Plot the possible MFU against the training batch size. You can assume that memory transfer happen in parallel with computation (this isn't always the case, but it's alright to assume here).

In [None]:
# TODO by students
def mfu_calc(batch_size, params, activations):
  computation_time_per_token = ???
  transferring_time_per_token = get_transferring_time_per_token(batch_size, params, activations)

  mfu = ???
  return mfu

batch_sizes =  [2**x for x in range(20)]
mfu_values = [mfu_calc(batch_size, total_params, activations_per_token_no_checkpoints) for batch_size in batch_sizes]

# TODO: plot


# Optional Exercises

You can calculate the answers to the questions below, or try to estimate.
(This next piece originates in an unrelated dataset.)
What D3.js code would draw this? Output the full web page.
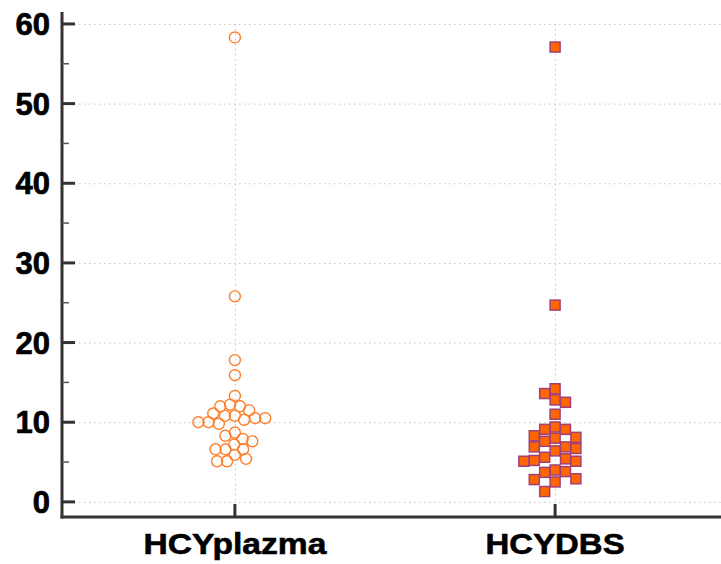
<!DOCTYPE html>
<html><head><meta charset="utf-8">
<script src="https://cdn.jsdelivr.net/npm/d3@7"></script>
<style>body{margin:0;background:#fff}svg{display:block}</style>
</head><body><svg id="c" width="721" height="564"></svg>
<script>
const categories = ["HCYplazma", "HCYDBS"];
const hcyPlazma = [58.3, 25.8, 17.8, 15.9, 13.3, 12.2, 12.0, 12.0, 11.5, 11.1, 10.8, 10.8, 10.5, 10.5, 10.3, 10.0, 10.0, 9.8, 8.7, 8.3, 7.9, 7.6, 7.2, 6.6, 6.6, 6.6, 5.9, 5.4, 5.1, 5.1];
const hcyDBS = [57.1, 24.7, 14.2, 13.6, 12.8, 12.5, 11.0, 9.4, 9.1, 9.1, 8.3, 8.1, 8.0, 7.6, 6.9, 6.9, 6.7, 6.4, 5.6, 5.4, 5.2, 5.1, 5.1, 4.0, 3.8, 3.7, 2.9, 2.8, 2.5, 1.3];
const yTicks = [0, 10, 20, 30, 40, 50, 60];
const yMinorTicks = [5, 15, 25, 35, 45, 55];

const svg = d3.select("#c");
const x = d3.scalePoint().domain(categories).range([62, 728]).padding(0.54);
const y = d3.scaleLinear().domain([-1.9, 61.5]).range([517, 12]);
const left = 62, bottom = 517;

// grid
const grid = svg.append("g").attr("stroke", "#c4c4c4").attr("stroke-width", 1).attr("stroke-dasharray", "1.5,3.5");
grid.selectAll("line.h").data(yTicks).join("line").attr("class", "h")
  .attr("x1", left + 2).attr("x2", 721).attr("y1", d => y(d) + 0.5).attr("y2", d => y(d) + 0.5);
grid.selectAll("line.v").data(categories).join("line").attr("class", "v")
  .attr("x1", d => Math.round(x(d)) + 0.5).attr("x2", d => Math.round(x(d)) + 0.5)
  .attr("y1", y(60)).attr("y2", bottom);

// swarm layout
function swarm(vals, cx, hw) {
  const placed = [];
  vals.forEach(v => {
    const py = y(v);
    const ints = [];
    placed.forEach(p => {
      const w = hw(Math.abs(p.y - py));
      if (w > 0) ints.push([p.x - w, p.x + w]);
    });
    const cands = [cx];
    ints.forEach(i => { cands.push(i[0], i[1]); });
    cands.sort((a, b) => Math.abs(a - cx) - Math.abs(b - cx));
    let best = cx;
    for (const c of cands) {
      if (ints.every(i => c <= i[0] + 1e-6 || c >= i[1] - 1e-6)) { best = c; break; }
    }
    placed.push({x: best, y: py, v});
  });
  return placed;
}
const r = 6.2, dC = 10, s = 11.5, dS = 10.4;
const circPts = swarm(hcyPlazma, x("HCYplazma"), dy => dy < dC ? Math.sqrt(dC * dC - dy * dy) : 0);
const sqPts = swarm(hcyDBS, x("HCYDBS"), dy => dy < dS ? dS : 0);

svg.append("g").selectAll("circle").data(circPts).join("circle")
  .attr("cx", d => d.x).attr("cy", d => d.y).attr("r", r - 0.7)
  .attr("fill", "none").attr("stroke", "#ff7f2a").attr("stroke-width", 1.4);
svg.append("g").selectAll("rect").data(sqPts).join("rect")
  .attr("x", d => d.x - s / 2 + 0.75).attr("y", d => d.y - s / 2 + 0.75)
  .attr("width", s - 1.5).attr("height", s - 1.5)
  .attr("fill", "#ff6600").attr("stroke", "#a0407a").attr("stroke-width", 1.5);

// axes
const ax = svg.append("g").attr("stroke", "#333");
ax.append("line").attr("x1", left).attr("x2", left).attr("y1", 12).attr("y2", bottom + 1.5).attr("stroke-width", 3);
ax.append("line").attr("x1", left - 1.5).attr("x2", 721).attr("y1", bottom).attr("y2", bottom).attr("stroke-width", 3);
ax.selectAll("line.mj").data(yTicks).join("line").attr("class", "mj")
  .attr("x1", left).attr("x2", left + 13).attr("y1", d => y(d)).attr("y2", d => y(d)).attr("stroke-width", 3);
ax.selectAll("line.mn").data(yMinorTicks).join("line").attr("class", "mn")
  .attr("x1", left).attr("x2", left + 7).attr("y1", d => y(d)).attr("y2", d => y(d)).attr("stroke-width", 1.5).attr("stroke", "#555");
ax.selectAll("line.xt").data(categories).join("line").attr("class", "xt")
  .attr("x1", d => x(d)).attr("x2", d => x(d)).attr("y1", bottom).attr("y2", bottom - 13).attr("stroke-width", 3);

svg.append("g").selectAll("text").data(yTicks).join("text")
  .attr("x", 50).attr("y", d => y(d) + 11).attr("text-anchor", "end")
  .attr("font-family", "Liberation Sans, Arial, sans-serif").attr("font-weight", "bold").attr("font-size", 31)
  .attr("fill", "#000").attr("stroke", "#000").attr("stroke-width", 0.7).text(d => d);

svg.append("g").selectAll("text").data(categories).join("text")
  .attr("x", d => x(d)).attr("y", 554).attr("text-anchor", "middle")
  .attr("font-family", "Liberation Sans, Arial, sans-serif").attr("font-weight", "bold").attr("font-size", 30)
  .attr("fill", "#000").attr("stroke", "#000").attr("stroke-width", 0.6)
  .attr("textLength", d => d === "HCYplazma" ? 183 : 139).attr("lengthAdjust", "spacingAndGlyphs")
  .text(d => d);
</script></body></html>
1. During autoregressive inference, we process only the last token while keeping the KV-cache for all previous tokens in the sequence. This KV-cache has to be read in each step of the inference. What is the context length beyond which we will always be bottlenecked by memory throughput, no matter the total batch size?

2. Assuming a constant depth-to-width ratio, what is the "minimal model" that is reasonable to train on an A100? That is, the smallest model not bottlenecked by memory (with any batch size); you can plot MFU and check at what point there is a drop-off.

3. Assuming a constant depth-to-width ratio, what is the minimal batch size for a given model to achieve 100% MFU (in theory)?

4. What is the maximum model size one can train using a single A100 GPU? What if we have a node of 8xA100? How does it change with activation checkpointing?